As imagens que compõem o projecto To Turn an Hourglass Opaque, que mereceu Menção Honrosa na última edição do Prémio Novos Talentos FNAC, navegam entre as linguagens de autor, documental e da fotografia de rua, e debruçam-se sobre o tema da passagem do tempo. Uma das suas marcas distintivas do projecto é a justaposição de vários fotogramas realizados no mesmo espaço físico, mas em momentos diferentes, numa só composição fotográfica. São muitos os exemplos deste tipo de imagem no conjunto – alguns deles implicam a sequenciação de fotografias tiradas em 2019 e 2023 nos mesmos locais.
O fotógrafo, ex-aluno do Instituto Português de Fotografia e do curso de Som e Imagem da Universidade Católica, alude à expressão “desfragmentação” para descrever essa opção estética e conceptual. “Tenho as minhas referências”, observa. “Adoro a obra de Elliott Erwitt Sequentially Yours, que é um clássico da fotografia. Acho magnífico como ele fotografou esse projecto, como criava as suas sequências. Talvez venha daí a minha vontade de ‘desfragmentar’, de seguir pessoas e criar essas sequências de movimento, ou de ‘cortar’ um corpo em três partes para fazer um retrato, ou de fotografar um prédio em oito fotogramas em vez de apenas um.” O famoso “instante decisivo” de Cartier-Bresson é, neste projecto, descartado ou multiplicado, dependendo da perspectiva.
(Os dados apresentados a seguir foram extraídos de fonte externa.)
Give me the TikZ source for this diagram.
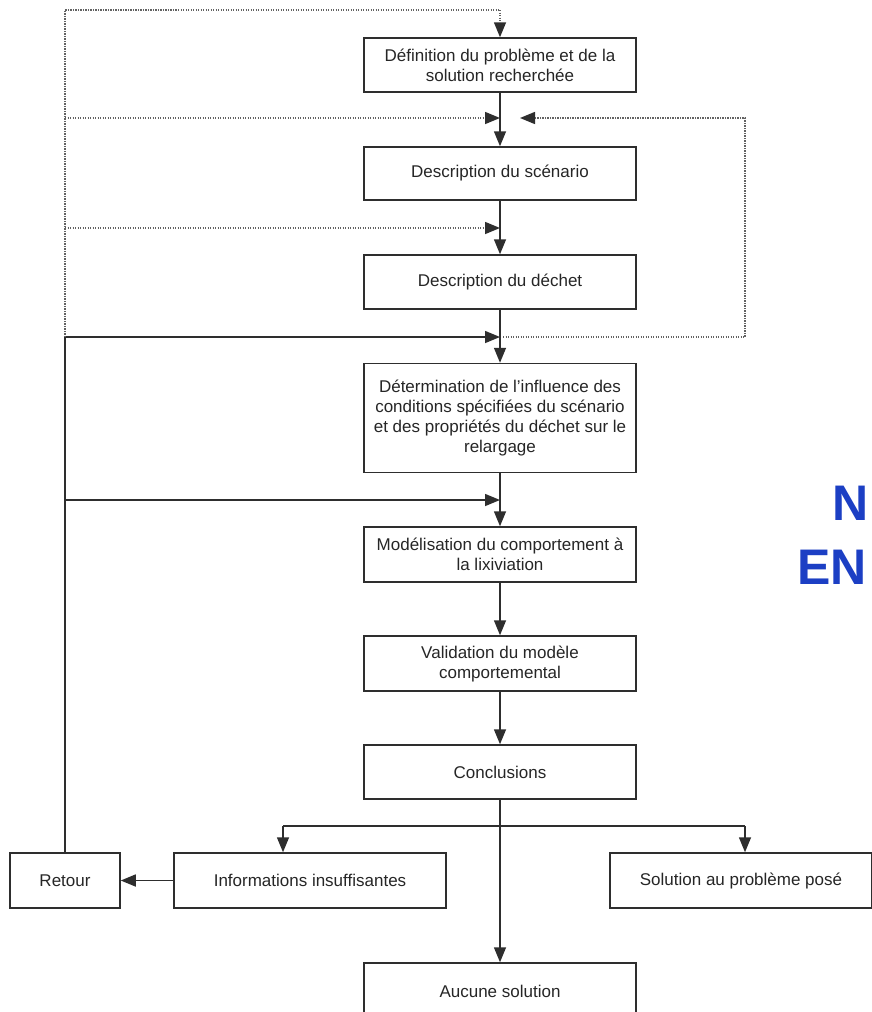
\documentclass[tikz,border=0pt]{standalone}
\usepackage{fontspec}
\setmainfont{Liberation Sans}
\usetikzlibrary{arrows.meta}
\definecolor{ink}{HTML}{2E2E2E}
\definecolor{txt}{HTML}{262626}
\definecolor{slideblue}{HTML}{1C3FC4}
\tikzset{
  box/.style={draw=ink, line width=1.5pt, fill=white, text=txt, align=center,
    font=\fontsize{17}{20}\selectfont, inner sep=2pt},
  wide/.style={box, minimum width=272pt},
  link/.style={draw=ink, line width=1.5pt, -{Triangle[length=15pt,width=12pt]}},
  plain/.style={draw=ink, line width=1.5pt},
  dots/.style={draw=ink!75, line width=1.5pt, dash pattern=on 1.4pt off 1.1pt},
  dotlink/.style={dots, -{Triangle[length=15pt,width=12pt,color=ink]}},
  bigword/.style={text=slideblue, font=\fontsize{50}{50}\bfseries\selectfont, inner sep=0pt}
}
\begin{document}
\begin{tikzpicture}[x=1pt,y=-1pt]
\useasboundingbox (0,0) rectangle (872,1012);
\begin{scope}
\clip (0,0) rectangle (872,1012);
\fill[white] (0,0) rectangle (872,1012);

% side words from the slide
\node[bigword, anchor=base east] (wN) at (869,520) {N};
\node[bigword, anchor=base east] (wEN) at (867,584) {EN};

% boxes
\node[wide, minimum height=54pt] (b1) at (500,65) {Définition du problème et de la\\solution recherchée};
\node[wide, minimum height=53pt] (b2) at (500,173.5) {Description du scénario};
\node[wide, minimum height=54pt] (b3) at (500,282) {Description du déchet};
\node[wide, minimum height=109pt] (b4) at (500,418) {Détermination de l'influence des\\conditions spécifiées du scénario\\et des propriétés du déchet sur le\\relargage};
\node[wide, minimum height=55pt] (b5) at (500,554.5) {Modélisation du comportement à\\la lixiviation};
\node[wide, minimum height=55pt] (b6) at (500,663.5) {Validation du modèle\\comportemental};
\node[wide, minimum height=54pt] (b7) at (500,772) {Conclusions};
\node[box, minimum width=110pt, minimum height=55pt] (ret) at (65,880.5) {Retour};
\node[wide, minimum height=55pt] (inf) at (310,880.5) {Informations insuffisantes};
\node[box, minimum width=262pt, minimum height=55pt] (sol) at (741,880.5) {Solution au problème posé};
\node[wide, minimum height=56pt] (auc) at (500,991) {Aucune solution};

% coordinates
\coordinate (tl) at (65,10);
\coordinate (tr) at (500,10);
\coordinate (l1) at (65,118);
\coordinate (m1) at (500,118);
\coordinate (r1) at (520,118);
\coordinate (rc1) at (745,118);
\coordinate (l2) at (65,228);
\coordinate (m2) at (500,228);
\coordinate (l3) at (65,337);
\coordinate (m3) at (500,337);
\coordinate (m3r) at (503,337);
\coordinate (rc3) at (745,337);
\coordinate (l4) at (65,500);
\coordinate (m4) at (500,500);
\coordinate (bl) at (283,826);
\coordinate (bm) at (500,826);
\coordinate (br) at (745,826);

% main chain
\draw[link] (b1) -- (b2);
\draw[link] (b2) -- (b3);
\draw[link] (b3) -- (b4);
\draw[link] (b4) -- (b5);
\draw[link] (b5) -- (b6);
\draw[link] (b6) -- (b7);
\draw[link] (b7) -- (auc);

% branches from conclusions
\draw[plain] (bl) -- (br);
\draw[link] (bl) -- (bl |- inf.north);
\draw[link] (br) -- (br |- sol.north);
\draw[link] (inf) -- (ret);

% return loop (solid)
\draw[plain] (ret.north) -- (l3);
\draw[link] (l3) -- (m3);
\draw[link] (l4) -- (m4);

% dotted feedback loops
\draw[dots] (l3) -- (tl) -- (tr);
\draw[dotlink] (tr) -- (b1.north);
\draw[dotlink] (l1) -- (m1);
\draw[dotlink] (l2) -- (m2);
\draw[dotlink] (m3r) -- (rc3) -- (rc1) -- (r1);
\end{scope}
\end{tikzpicture}
\end{document}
“Interesso-me pela forma como o tempo influencia a minha perspectiva artística, os meus objectivos, as minhas ideias”, explica. “É sobre isso que gosto de trabalhar.” No terreno, Sereno segue o seu instinto, desprendido de uma linha narrativa explícita ou de uma tese que ultrapasse o jogo estético que ostenta. “Gosto de fotografar aquilo que me chama a atenção, seja pela luz, pela sombra, por haver algo específico no enquadramento que me agrade”, explica. Dá por si, inúmeras vezes, à espera da luz certa para o disparo; ou a reenquadrar exaustivamente até chegar ao resultado que o satisfaz.
Sereno deixa sempre que as imagens “descansem” antes de olhar de novo para elas, fazendo um hiato entre o regresso de viagem e o processo de edição e pós-produção. Espera, num futuro próximo, materializar o projecto em formato livro – não antes de 2025, sinaliza. “Procuro apoios.” Publicou, no passado, de forma independente e em dois volumes, os livros Travel Diaries, que mereceram exposição, em 2019, no festival Encontros da Imagem, em Braga.
Deseja regressar ao Egipto, a médio ou longo prazo, para poder auscultar as mudanças na sua linguagem enquanto fotógrafo. Mas não tenciona parar. Mantém projectos paralelos, nas áreas da fotografia e do vídeo, em vários pontos do mundo. Ainda durante o presente ano de 2024 irá revisitar a Guatemala, onde reencontrará uma família que conheceu há cerca de dez anos, quando tinha apenas 18, altura em que deu os seus primeiros passos na fotografia.